Attorney Bernard Cohen, a member of the ACLU, received a short letter from the Lovings explaining how they had three children and could not afford an attorney. "I took the case to put the final nail in the coffin of racism," Cohen said.

He teamed up with attorney Philip Hirschkop, and at no fee, they reopened the case in the Virginia courts, appealing each losing decision until the case reached the U.S. Supreme Court.

"It was a terrible time in America," said Cohen. "Racism was ripe and this was the last du jour vestige of racism — there was a lot of de facto racism, but this law was terrible and it was the last on-the-books manifestation of slavery in America."

"We basically did our jobs as lawyers," said Hirschkop. "The case had had its time and we were the stewards to get it to the Supreme Court — it just needed to get there."

Hirschkop notes that while some couples may have folded under the pressure, the Lovings remained united. Looking back, Loving said she took it one day at a time and did a lot of praying.

The court finally made its decision in June 1967, ruling that Virginia's anti-miscegenation laws violated both the equal protection clause and due process clause of the 14th Amendment. "Under our Constitution," the court said, "the freedom to marry, or not to marry, a person of another race resides with the individual, and cannot be infringed by the state."

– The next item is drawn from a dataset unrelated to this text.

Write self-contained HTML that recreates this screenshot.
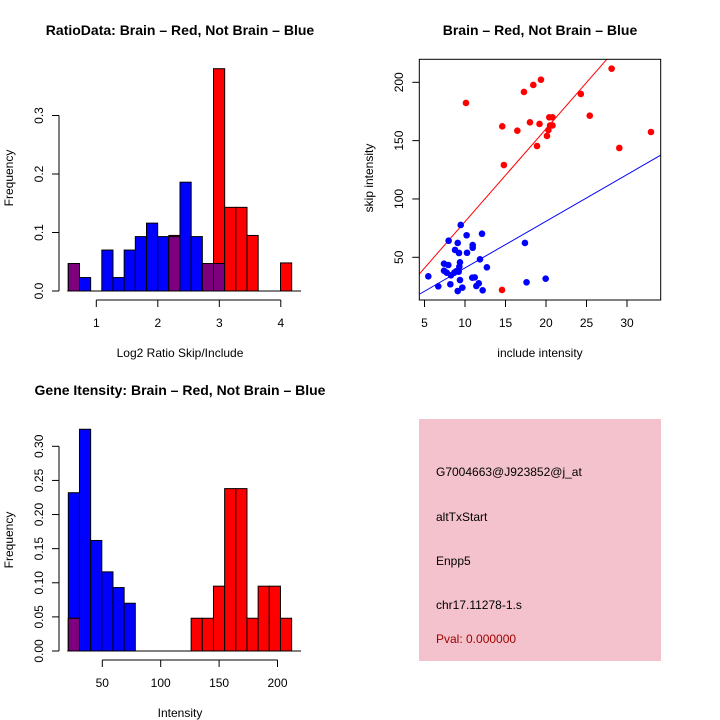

"We were so very, very happy," said Loving recalling the day. "I can't describe the way I felt. It was as if I'd been free to live my life."

Soon after the family returned to Caroline County, Va. But as fate would have it, the marriage that made the couple famous ended tragically in 1975 when a drunken driver killed Richard in a car accident.

"I just wish that Richard was here to celebrate the anniversary," Loving said.

Still reticent to accept her hero status, she has not yet attended a Loving Day event, but she seems humbled to hear about its existence. "Isn't that something?" she said. "I never new it would be this big!"

What does Mildred Loving hope younger generations will take most from her story? "If you're pursuing something and you know it's right—not to give up," she said. "Everyone has rights."